Ainsi, malgré le caractère mystérieux de cette généreuse sollicitude de l’une envers l’autre, Goodbye Julia explore la manière dont nous comblons nos infertilités respectives, c’est-à-dire les manques qui fracturent notre existence.

C’est donc réellement une opération thérapeutique qu’entreprend Mohamed Kordofani, en décidant de traiter la plaie que représentent les conflits ethniques et religieux, mais en mettant en avant ultimement la complémentarité de ces deux femmes.

Le film n’est en outre pas dépourvu d’une fine analyse psychologique des personnages :  Mona, interprétée par Eiman Yousif, apparaît rongée par une culpabilité écrasante mais qui s’avère libératrice tandis que Julia, dont le caractère plus taiseux est brillamment incarné par Siran Riak, en sait plus qu’il n’y paraît.

Car c’est paradoxalement le mensonge qui fonde cette amitié, mais, loin d’une condamnation morale, ce dernier est décliné dans toute sa complexité, entre volonté de protéger, désir de se racheter et d’avancer.

Face à cet entremêlement des intentions, la lucidité enfantine impose la vérité : David semble être le seul à sentir le caractère malsain de la situation et c’est d’ailleurs son personnage qui permet le déclenchement et la résolution de l’action.

A la croisée entre genre populaire et cinéma d’auteur, Goodbye Julia rend accessible un épisode historique, celui de la sécession du Soudan du Sud qui devient dès lors le plus jeune Etat de la planète le 9 juillet 2011.
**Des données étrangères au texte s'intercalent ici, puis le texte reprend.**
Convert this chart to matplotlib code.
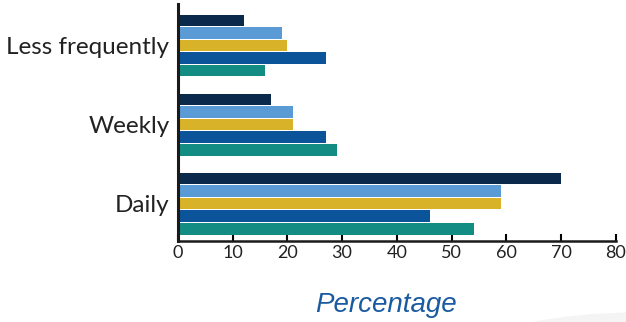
import matplotlib
matplotlib.use("Agg")
import matplotlib.pyplot as plt
from matplotlib.patches import Ellipse
import numpy as np

categories = ["Daily", "Weekly", "Less frequently"]
series_a = [70, 17, 12]
series_b = [59, 21, 19]
series_c = [59, 21, 20]
series_d = [46, 27, 27]
series_e = [54, 29, 16]
colors = ["#0b2a4b", "#5a9bd6", "#d8b32a", "#0c5499", "#138d84"]
x_ticks = [0, 10, 20, 30, 40, 50, 60, 70, 80]

fig = plt.figure(figsize=(6.26, 3.22), dpi=100)

# faint backdrop curve in lower right
fig.patches.append(Ellipse((1.02, -0.42), 0.95, 0.9, transform=fig.transFigure,
                           facecolor="#f4f4f4", edgecolor="none", zorder=0))

ax = fig.add_axes([0.284, 0.252, 0.70, 0.735])
ax.set_facecolor("none")

centers = np.array([0, 6.3, 12.6])
offsets = [2, 1, 0, -1, -2]
for vals, off, c in zip([series_a, series_b, series_c, series_d, series_e], offsets, colors):
    ax.barh(centers + off, vals, height=0.92, color=c, zorder=2)

ax.set_xlim(0, 80)
ax.set_ylim(-2.96, 15.9)
ax.set_xticks(x_ticks)
ax.set_yticks(centers)
ax.set_yticklabels(categories, fontsize=17.5, color="#222222", family="Lato")
for t in ax.get_xticklabels():
    t.set_fontsize(13)
    t.set_color("#222222")
    t.set_family("Lato")
ax.tick_params(axis="x", direction="in", length=5, width=1.5, pad=3)
ax.tick_params(axis="y", length=0, pad=6)
for s in ("top", "right"):
    ax.spines[s].set_visible(False)
ax.spines["left"].set_linewidth(2.2)
ax.spines["bottom"].set_linewidth(1.8)
ax.spines["left"].set_color("#1a1a1a")
ax.spines["bottom"].set_color("#1a1a1a")

fig.text(0.617, 0.053, "Percentage", ha="center", va="center", fontsize=20,
         style="italic", color="#1a5aa0", family="Liberation Sans")

fig.savefig("out.png", dpi=100)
Mais il excède le documentaire pro-révolution, déjà expérimenté par le réalisateur avec “A tour in love republic”, en imaginant le vécu incarné de ce bouleversement, donnant ainsi à voir une histoire profondément sensible et réaliste.

Joséphine Renart

Goodbye Julia, réalisé par Mohamed Kordofani avec Eiman Yousif, Siran Riak, Nazar Gomaa, Ger Duany, Paulino Victor Bol, Louis Daniel Ding, Stephanos James Peter.